L’élement déclencheur est sans aucun doute l’avancée des Houthis sur Aden. Quand ils ontpris le pouvoir à Sanaa, ils ont chassé le président Hadi, tout le gouvernement, emprisonné quelques ministres et dissous le Parlement. La position des pays du Golfe, ainsi que de l’émissaire de l’ONU, était alors d’essayer de les faire revenir à la table des négociations. Mais là, à Aden, les Houthis ont voulu faire un coup de force pour chasser le président Hadi de son nouveau bastion et l’Arabie a commencé à masser des forces à la frontière. Les choses se sont accélérées : l’Arabie ne pouvait pas laisser les Houthis,  une milice chiite pro-iranienne, prendre le pouvoir à ses portes. Il y a là un jeu qui dépasse le Yémen.

Ces milices sont soutenues par l’Iran. Quel est le rôle de Téhéran dans cette crise ?

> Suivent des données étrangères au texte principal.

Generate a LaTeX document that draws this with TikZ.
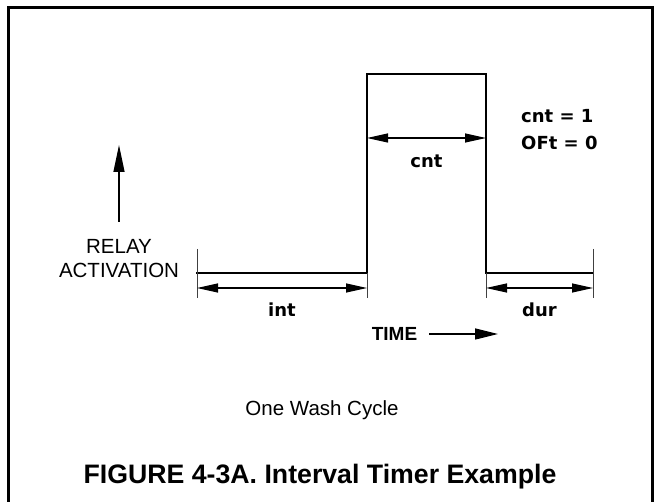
\documentclass[tikz,border=0pt]{standalone}
\usepackage{fontspec}
\setmainfont{Liberation Sans}
\newfontfamily\ledfont{DejaVu Sans}
\usetikzlibrary{positioning,arrows.meta}

\begin{document}
\begin{tikzpicture}[x=1pt,y=-1pt,
pulse/.style={line width=2.6pt,line join=miter,line cap=rect},
dim/.style={line width=1.2pt,{Triangle[length=21pt,width=9pt]}-{Triangle[length=21pt,width=9pt]}},
ext/.style={line width=0.9pt,black!75},
led/.style={font=\ledfont\bfseries\fontsize{18}{27}\selectfont,inner sep=0pt},
lbl/.style={font=\fontsize{20.5}{24}\selectfont,align=center,inner sep=0pt}]
\useasboundingbox (0,0) rectangle (657,502);
% frame, open at the bottom
\draw[line width=2.5pt] (8.5,515) -- (8.5,7.5) -- (652.5,7.5) -- (652.5,515);

% the relay pulse
\coordinate (p0) at (197,273);
\coordinate (p1) at (367,273);
\coordinate (p2) at (367,74);
\coordinate (p3) at (486,74);
\coordinate (p4) at (486,273);
\coordinate (p5) at (593,273);
\draw[pulse] (p0) -- (p1) -- (p2) -- (p3) -- (p4) -- (p5);

% extension lines
\draw[ext] ([yshift=24pt]p0) -- ([yshift=-25pt]p0);
\draw[ext] (p1) -- ([yshift=-25pt]p1);
\draw[ext] (p4) -- ([yshift=-25pt]p4);
\draw[ext] ([yshift=24pt]p5) -- ([yshift=-25pt]p5);

% dimensions
\draw[dim] ([yshift=-15pt]p0) -- ([yshift=-15pt]p1)
    node (intlbl) [led,midway,below=14pt] {int};
\draw[dim] ([yshift=-15pt]p4) -- ([yshift=-15pt]p5)
    node (durlbl) [led,midway,below=14pt] {dur};
\draw[dim] ([yshift=-64pt]p2) -- ([yshift=-64pt]p3)
    node (cntlbl) [led,midway,below=16pt] {cnt};

\node (settings) [led,align=left,anchor=west] at (521,130) {cnt = 1\\OFt = 0};

% axis labels
\node (relay) [lbl] at (119,259) {RELAY\\ACTIVATION};
\coordinate (up) at (119,145);
\draw[line width=1.3pt,-{Triangle[length=27pt,width=11pt]}] ([yshift=18pt]relay.north) -- (up);

\node (time) [lbl,font=\bfseries\fontsize{19}{22}\selectfont] at (394.5,334) {TIME};
\coordinate (timeend) at (498,334);
\draw[line width=1.3pt,-{Triangle[length=23pt,width=11pt]}] ([xshift=12pt]time.east) -- (timeend);

\node (cycle) [lbl,anchor=base] at (322,415.7) {One Wash Cycle};
\node (title) [lbl,font=\bfseries\fontsize{26.7}{30}\selectfont,anchor=base] at (320,483.3) {FIGURE 4-3A. Interval Timer Example};
\end{tikzpicture}
\end{document}
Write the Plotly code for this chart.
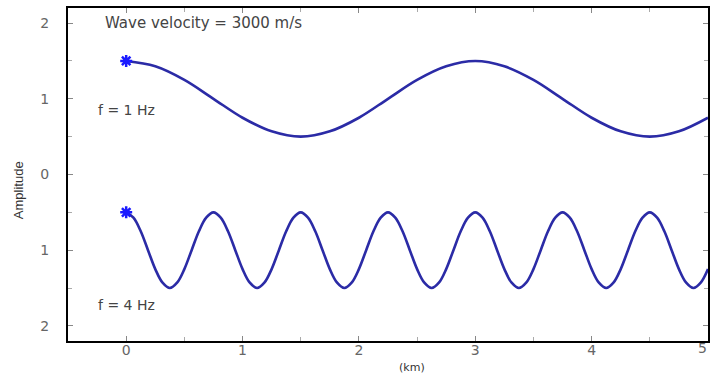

L’Iran soutient les Houthis au même titre qu’il soutient tout ce qui est chiite dans la région. Mais n’oublions pas que jusqu’en décembre dernier, les Houthis étaient soutenus en sous-main par l’Arabie saoudite, car ils faisaient face à Al-Qaïda et à l’organisation de l'État islamique au Yémen. C’est donc un jeu un peu trouble qui survient, alors même que l’Iran est en train de négocier avec les États-Unis à Lausanne autour de son programme nucléaire. Téhéran ne souhaite pas aller à l’affrontement et va plutôt essayer de jouer les modérateurs, en se faisant passer pour la force régionale qui peut ramener tout le monde à la raison, dans une région déjà très tendue.